Crustcake: Some of the 70s prog influences found on Absu are still in Abzu, namely "A Song for Ea" and the ending passage of "Circles of the Oath." How do you see those influences working into the band?

Proscriptor: I am a vast admirer of this musical movement and feel it’s extremely eminent to incorporate these elements inside the music. I have always wanted to be a part of 70s influenced progressive band, but the next best aspect is filtering these inspirations within the compositions of ABSU. At any rate, it shall happen rather soon.

Crustcake: How did you get Blasphemer to perform leads on Abzu? What made you seek him out for this record?

Proscriptor: Actually, he performed the solos on the last two albums and will continue to proceed with the third part of the trilogy titled Apsu. We have had stalwart camaraderie with the members of Aura Noir for many years now and have always been immensely fascinated with Blasphemer’s playing execution.

Crustcake: Abzu is lean compared to Absu and Tara, clocking in around 36 minutes. Was it intentional to have a shorter record?

Proscriptor: Yes and I shall explain why: the aforementioned releases were well over the fifty-minute mark and we wanted to devise a shorter, express release. Also, each member of the band is geographically scattered across the country, so it’s not as convenient to rehearse; nevertheless, it successfully worked.

Crustcake: Drumming the style that you do and singing at the same time must be, to put it lightly, quite physically demanding. What sort of preparations do you undergo so that you're in optimal condition to perform?

Proscriptor: I run approximately twelve to fifteen miles per week, so this specifically helps with the calisthenics of performing and signing simultaneously.

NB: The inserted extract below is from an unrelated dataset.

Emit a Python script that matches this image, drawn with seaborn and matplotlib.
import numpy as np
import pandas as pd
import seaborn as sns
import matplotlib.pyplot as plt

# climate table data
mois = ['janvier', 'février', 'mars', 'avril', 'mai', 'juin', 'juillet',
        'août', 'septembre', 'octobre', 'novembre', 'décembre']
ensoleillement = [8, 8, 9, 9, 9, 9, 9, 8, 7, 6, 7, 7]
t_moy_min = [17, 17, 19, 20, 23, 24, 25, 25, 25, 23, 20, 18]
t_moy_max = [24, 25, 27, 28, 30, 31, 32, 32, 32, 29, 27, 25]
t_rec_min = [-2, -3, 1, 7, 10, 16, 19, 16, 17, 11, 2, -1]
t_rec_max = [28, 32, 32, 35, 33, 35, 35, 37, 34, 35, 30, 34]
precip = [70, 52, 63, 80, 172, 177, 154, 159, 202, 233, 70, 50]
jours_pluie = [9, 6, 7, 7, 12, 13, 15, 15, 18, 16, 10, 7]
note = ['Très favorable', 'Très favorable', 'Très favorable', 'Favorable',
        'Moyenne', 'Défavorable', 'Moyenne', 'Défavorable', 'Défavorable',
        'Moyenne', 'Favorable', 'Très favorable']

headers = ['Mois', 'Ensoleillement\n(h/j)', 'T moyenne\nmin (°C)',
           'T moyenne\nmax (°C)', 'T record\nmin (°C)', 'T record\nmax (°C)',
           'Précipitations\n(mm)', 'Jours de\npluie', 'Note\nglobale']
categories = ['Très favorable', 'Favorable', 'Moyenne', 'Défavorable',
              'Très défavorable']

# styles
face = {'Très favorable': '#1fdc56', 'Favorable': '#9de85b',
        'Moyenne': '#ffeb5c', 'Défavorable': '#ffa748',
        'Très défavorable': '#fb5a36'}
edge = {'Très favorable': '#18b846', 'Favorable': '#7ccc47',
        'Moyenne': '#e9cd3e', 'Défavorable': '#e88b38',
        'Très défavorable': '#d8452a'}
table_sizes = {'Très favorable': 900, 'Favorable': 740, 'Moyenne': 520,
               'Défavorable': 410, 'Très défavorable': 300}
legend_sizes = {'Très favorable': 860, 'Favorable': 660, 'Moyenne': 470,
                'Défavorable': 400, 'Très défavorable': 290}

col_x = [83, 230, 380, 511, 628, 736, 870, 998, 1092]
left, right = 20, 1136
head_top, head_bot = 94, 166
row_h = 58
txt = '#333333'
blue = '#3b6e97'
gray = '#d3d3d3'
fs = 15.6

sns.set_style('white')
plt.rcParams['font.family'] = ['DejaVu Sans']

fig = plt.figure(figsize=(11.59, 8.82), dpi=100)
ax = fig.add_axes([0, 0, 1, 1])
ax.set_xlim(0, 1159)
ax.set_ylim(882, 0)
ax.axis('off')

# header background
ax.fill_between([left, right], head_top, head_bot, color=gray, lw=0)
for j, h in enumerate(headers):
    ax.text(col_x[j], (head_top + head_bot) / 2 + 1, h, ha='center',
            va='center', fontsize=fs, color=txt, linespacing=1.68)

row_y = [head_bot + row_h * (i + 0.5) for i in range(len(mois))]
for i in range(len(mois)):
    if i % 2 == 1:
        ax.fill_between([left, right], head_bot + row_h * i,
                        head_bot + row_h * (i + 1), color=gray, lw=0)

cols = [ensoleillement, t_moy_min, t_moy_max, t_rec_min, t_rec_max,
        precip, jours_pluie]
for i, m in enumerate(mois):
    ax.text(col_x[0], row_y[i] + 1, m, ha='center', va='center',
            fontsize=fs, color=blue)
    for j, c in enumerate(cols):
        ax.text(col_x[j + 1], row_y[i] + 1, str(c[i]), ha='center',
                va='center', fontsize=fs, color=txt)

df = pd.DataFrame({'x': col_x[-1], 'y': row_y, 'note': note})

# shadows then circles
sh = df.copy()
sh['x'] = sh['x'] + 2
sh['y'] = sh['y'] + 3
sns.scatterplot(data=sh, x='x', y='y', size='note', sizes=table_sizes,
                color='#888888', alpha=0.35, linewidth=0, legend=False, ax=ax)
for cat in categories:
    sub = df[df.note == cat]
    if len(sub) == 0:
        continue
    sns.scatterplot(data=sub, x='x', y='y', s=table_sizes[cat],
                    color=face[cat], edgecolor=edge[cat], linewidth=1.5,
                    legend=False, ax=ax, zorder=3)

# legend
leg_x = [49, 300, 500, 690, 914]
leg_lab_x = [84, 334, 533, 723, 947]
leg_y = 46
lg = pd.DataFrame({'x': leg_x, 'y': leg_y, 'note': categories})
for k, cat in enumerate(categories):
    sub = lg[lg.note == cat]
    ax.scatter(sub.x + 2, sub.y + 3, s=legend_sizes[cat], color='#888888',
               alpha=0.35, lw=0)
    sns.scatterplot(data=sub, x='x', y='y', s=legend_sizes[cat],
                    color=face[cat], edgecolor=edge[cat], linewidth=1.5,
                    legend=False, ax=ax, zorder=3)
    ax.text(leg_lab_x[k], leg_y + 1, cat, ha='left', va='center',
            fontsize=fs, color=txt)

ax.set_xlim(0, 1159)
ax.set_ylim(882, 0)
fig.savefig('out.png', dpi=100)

Crustcake: Chaos in Tejas ran into some controversy early on and had to drop El Paso black metal band Nyogthaeblisz due to some groups protesting the band's anti-Semitic views. Death metal band Disma cancelled shortly thereafter due to mounting questions about singer Craig Pillard's past. In a little over two decades as a band, has Absu ever been the subject of a forced cancellation because an organizer or other bands on the bill took issue with Absu's stances, musical or otherwise?

Proscriptor: No.

Crustcake: Absu's interview in the American Underground Black Metal documentary is legendary, to say the least. What do you remember of the making of the film? What were you watching while the interview was conducted? Is Bud Ice always your drink of choice?

Proscriptor: I was listening to Cottonwood Hill by the legendary psychedelic band Brainticket and at the time, those thirty-two Bud Ice “brain grenades” were my choice of oat soda. Today, I usually stick with clear, clean cocktails and avoid beer due to extensive caloric intake. (Gin/Vodka Tonic, Etc.)

Crustcake: In this live clip of "Pillars of Mercy" from Holland, you're wearing a shirt that says "I Love Proscriptor." It's an interesting item. How did you come into possession of it? What other noteworthy offerings have fans made for you?

Proscriptor: ABSU’s tour manager had that shirt personally made as a joke and I happened to sport it that particular evening due to a few guests that were present.

Crustcake: I also wanted to ask you about the Starchaser Network project you had with Equitant. It's definitely different from your work in Absu - lots of Giorgio Moroder vibes. What did you get out of that project? Is there any chance it may become active again?

Proscriptor: Equitant and myself are fanatics of late 70s disco and early 80s electronic/new wave and wanted to collaborate on a different project outside the customary guidelines of ABSU. I released the self-titled album in 2007 on my label, Tarot Productions, but to be honest, the reception was not taken seriously. Personally, I feel it’s a noteworthy release and there is a niche fan base, but I’m uncertain what the future holds for Starchaser Network.

Crustcake: Any other comments you'd like to make?

Proscriptor: Thank you for the interview and to all who holds the eternal flame for mythological occult metal.

Absu will play at Red 7 on Saturday with Black Witchery, Ares Kingdom, and Terrorism. Loss, sadly, had to cancel.